--- Set task ---
Omit any picture, and return the remaining data exactly as written.

--- Collected material ---
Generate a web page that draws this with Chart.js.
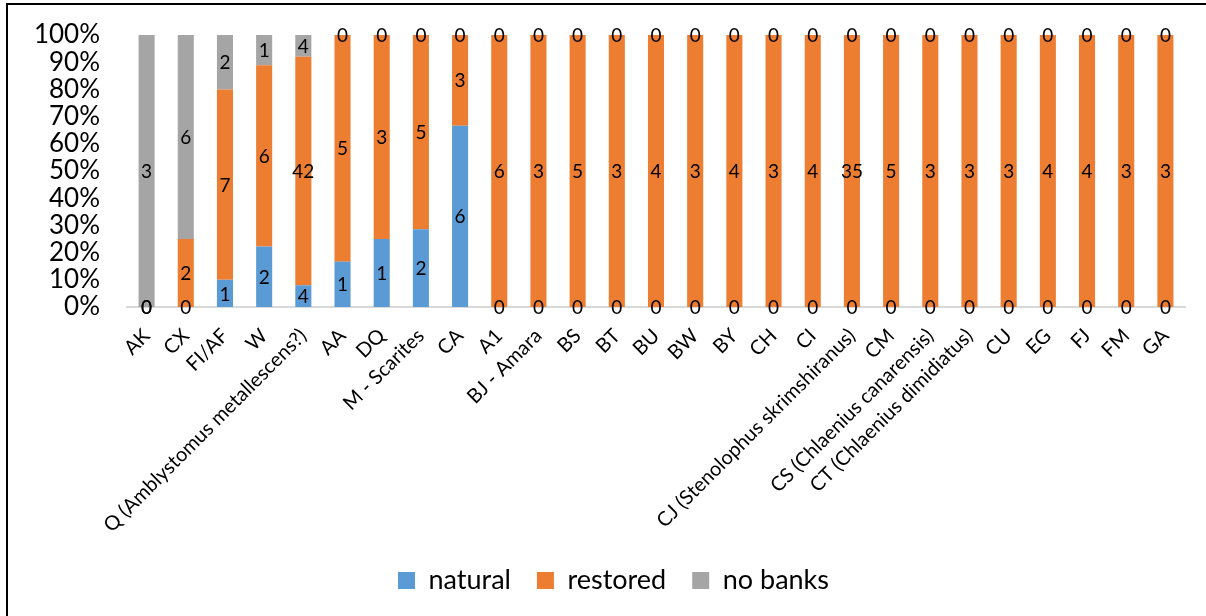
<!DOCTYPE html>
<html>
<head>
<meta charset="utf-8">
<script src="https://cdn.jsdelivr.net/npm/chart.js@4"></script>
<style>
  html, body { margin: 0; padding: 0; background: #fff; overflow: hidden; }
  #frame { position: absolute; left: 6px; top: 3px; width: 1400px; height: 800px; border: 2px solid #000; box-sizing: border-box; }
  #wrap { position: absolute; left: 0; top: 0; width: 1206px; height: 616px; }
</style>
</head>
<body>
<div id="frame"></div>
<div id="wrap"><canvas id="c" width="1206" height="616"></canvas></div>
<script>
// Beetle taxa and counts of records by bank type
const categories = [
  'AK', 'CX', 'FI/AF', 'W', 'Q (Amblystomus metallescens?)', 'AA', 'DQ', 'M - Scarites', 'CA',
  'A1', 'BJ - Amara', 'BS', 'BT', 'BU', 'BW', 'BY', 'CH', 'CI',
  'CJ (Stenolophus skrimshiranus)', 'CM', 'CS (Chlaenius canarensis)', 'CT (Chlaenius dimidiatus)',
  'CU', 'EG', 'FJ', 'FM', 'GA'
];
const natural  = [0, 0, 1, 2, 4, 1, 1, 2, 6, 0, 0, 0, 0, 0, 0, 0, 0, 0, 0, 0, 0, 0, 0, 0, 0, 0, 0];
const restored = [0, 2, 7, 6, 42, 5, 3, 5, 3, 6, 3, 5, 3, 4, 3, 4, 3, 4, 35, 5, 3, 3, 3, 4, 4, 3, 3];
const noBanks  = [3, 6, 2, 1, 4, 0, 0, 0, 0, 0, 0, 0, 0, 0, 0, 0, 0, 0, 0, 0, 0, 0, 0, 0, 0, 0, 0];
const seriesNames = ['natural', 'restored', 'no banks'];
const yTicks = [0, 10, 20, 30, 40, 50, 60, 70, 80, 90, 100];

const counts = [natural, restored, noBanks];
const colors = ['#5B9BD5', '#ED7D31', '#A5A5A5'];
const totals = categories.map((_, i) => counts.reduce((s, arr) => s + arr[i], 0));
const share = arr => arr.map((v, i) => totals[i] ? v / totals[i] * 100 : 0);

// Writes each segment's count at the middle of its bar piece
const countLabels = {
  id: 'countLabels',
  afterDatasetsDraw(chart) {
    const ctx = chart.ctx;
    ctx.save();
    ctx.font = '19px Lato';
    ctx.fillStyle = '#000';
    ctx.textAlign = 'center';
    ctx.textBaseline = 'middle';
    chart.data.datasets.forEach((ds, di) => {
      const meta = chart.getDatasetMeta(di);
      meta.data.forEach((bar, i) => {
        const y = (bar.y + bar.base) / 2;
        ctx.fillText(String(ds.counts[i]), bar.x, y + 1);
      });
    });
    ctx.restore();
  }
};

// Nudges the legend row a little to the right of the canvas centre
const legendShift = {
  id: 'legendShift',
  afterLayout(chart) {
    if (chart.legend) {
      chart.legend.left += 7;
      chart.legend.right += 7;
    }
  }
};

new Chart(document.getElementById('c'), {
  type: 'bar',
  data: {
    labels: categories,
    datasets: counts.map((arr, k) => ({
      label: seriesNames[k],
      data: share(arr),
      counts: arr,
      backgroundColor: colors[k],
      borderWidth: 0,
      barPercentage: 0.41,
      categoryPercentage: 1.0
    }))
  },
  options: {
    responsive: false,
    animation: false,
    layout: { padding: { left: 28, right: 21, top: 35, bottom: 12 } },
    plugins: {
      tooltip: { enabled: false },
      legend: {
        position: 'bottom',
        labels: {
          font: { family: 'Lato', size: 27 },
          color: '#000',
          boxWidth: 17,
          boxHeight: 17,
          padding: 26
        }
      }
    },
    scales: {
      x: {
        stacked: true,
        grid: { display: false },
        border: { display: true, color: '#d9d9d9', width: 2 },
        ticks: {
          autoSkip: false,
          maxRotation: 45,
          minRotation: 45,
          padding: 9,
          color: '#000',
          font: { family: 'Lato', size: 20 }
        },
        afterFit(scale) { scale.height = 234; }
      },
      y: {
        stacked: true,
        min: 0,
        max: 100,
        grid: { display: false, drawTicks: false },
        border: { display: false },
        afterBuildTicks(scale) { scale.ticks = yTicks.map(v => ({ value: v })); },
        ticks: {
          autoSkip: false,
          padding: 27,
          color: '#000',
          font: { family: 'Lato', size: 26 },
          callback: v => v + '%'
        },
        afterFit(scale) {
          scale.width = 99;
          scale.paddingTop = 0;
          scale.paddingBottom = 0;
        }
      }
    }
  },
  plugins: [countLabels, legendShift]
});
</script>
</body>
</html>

--- Final result ---
Generate a web page that draws this with Chart.js.
<!DOCTYPE html>
<html>
<head>
<meta charset="utf-8">
<script src="https://cdn.jsdelivr.net/npm/chart.js@4"></script>
<style>
  html, body { margin: 0; padding: 0; background: #fff; overflow: hidden; }
  #frame { position: absolute; left: 6px; top: 3px; width: 1400px; height: 800px; border: 2px solid #000; box-sizing: border-box; }
  #wrap { position: absolute; left: 0; top: 0; width: 1206px; height: 616px; }
</style>
</head>
<body>
<div id="frame"></div>
<div id="wrap"><canvas id="c" width="1206" height="616"></canvas></div>
<script>
// Beetle taxa and counts of records by bank type
const categories = [
  'AK', 'CX', 'FI/AF', 'W', 'Q (Amblystomus metallescens?)', 'AA', 'DQ', 'M - Scarites', 'CA',
  'A1', 'BJ - Amara', 'BS', 'BT', 'BU', 'BW', 'BY', 'CH', 'CI',
  'CJ (Stenolophus skrimshiranus)', 'CM', 'CS (Chlaenius canarensis)', 'CT (Chlaenius dimidiatus)',
  'CU', 'EG', 'FJ', 'FM', 'GA'
];
const natural  = [0, 0, 1, 2, 4, 1, 1, 2, 6, 0, 0, 0, 0, 0, 0, 0, 0, 0, 0, 0, 0, 0, 0, 0, 0, 0, 0];
const restored = [0, 2, 7, 6, 42, 5, 3, 5, 3, 6, 3, 5, 3, 4, 3, 4, 3, 4, 35, 5, 3, 3, 3, 4, 4, 3, 3];
const noBanks  = [3, 6, 2, 1, 4, 0, 0, 0, 0, 0, 0, 0, 0, 0, 0, 0, 0, 0, 0, 0, 0, 0, 0, 0, 0, 0, 0];
const seriesNames = ['natural', 'restored', 'no banks'];
const yTicks = [0, 10, 20, 30, 40, 50, 60, 70, 80, 90, 100];

const counts = [natural, restored, noBanks];
const colors = ['#5B9BD5', '#ED7D31', '#A5A5A5'];
const totals = categories.map((_, i) => counts.reduce((s, arr) => s + arr[i], 0));
const share = arr => arr.map((v, i) => totals[i] ? v / totals[i] * 100 : 0);

// Writes each segment's count at the middle of its bar piece
const countLabels = {
  id: 'countLabels',
  afterDatasetsDraw(chart) {
    const ctx = chart.ctx;
    ctx.save();
    ctx.font = '19px Lato';
    ctx.fillStyle = '#000';
    ctx.textAlign = 'center';
    ctx.textBaseline = 'middle';
    chart.data.datasets.forEach((ds, di) => {
      const meta = chart.getDatasetMeta(di);
      meta.data.forEach((bar, i) => {
        const y = (bar.y + bar.base) / 2;
        ctx.fillText(String(ds.counts[i]), bar.x, y + 1);
      });
    });
    ctx.restore();
  }
};

// Nudges the legend row a little to the right of the canvas centre
const legendShift = {
  id: 'legendShift',
  afterLayout(chart) {
    if (chart.legend) {
      chart.legend.left += 7;
      chart.legend.right += 7;
    }
  }
};

new Chart(document.getElementById('c'), {
  type: 'bar',
  data: {
    labels: categories,
    datasets: counts.map((arr, k) => ({
      label: seriesNames[k],
      data: share(arr),
      counts: arr,
      backgroundColor: colors[k],
      borderWidth: 0,
      barPercentage: 0.41,
      categoryPercentage: 1.0
    }))
  },
  options: {
    responsive: false,
    animation: false,
    layout: { padding: { left: 28, right: 21, top: 35, bottom: 12 } },
    plugins: {
      tooltip: { enabled: false },
      legend: {
        position: 'bottom',
        labels: {
          font: { family: 'Lato', size: 27 },
          color: '#000',
          boxWidth: 17,
          boxHeight: 17,
          padding: 26
        }
      }
    },
    scales: {
      x: {
        stacked: true,
        grid: { display: false },
        border: { display: true, color: '#d9d9d9', width: 2 },
        ticks: {
          autoSkip: false,
          maxRotation: 45,
          minRotation: 45,
          padding: 9,
          color: '#000',
          font: { family: 'Lato', size: 20 }
        },
        afterFit(scale) { scale.height = 234; }
      },
      y: {
        stacked: true,
        min: 0,
        max: 100,
        grid: { display: false, drawTicks: false },
        border: { display: false },
        afterBuildTicks(scale) { scale.ticks = yTicks.map(v => ({ value: v })); },
        ticks: {
          autoSkip: false,
          padding: 27,
          color: '#000',
          font: { family: 'Lato', size: 26 },
          callback: v => v + '%'
        },
        afterFit(scale) {
          scale.width = 99;
          scale.paddingTop = 0;
          scale.paddingBottom = 0;
        }
      }
    }
  },
  plugins: [countLabels, legendShift]
});
</script>
</body>
</html>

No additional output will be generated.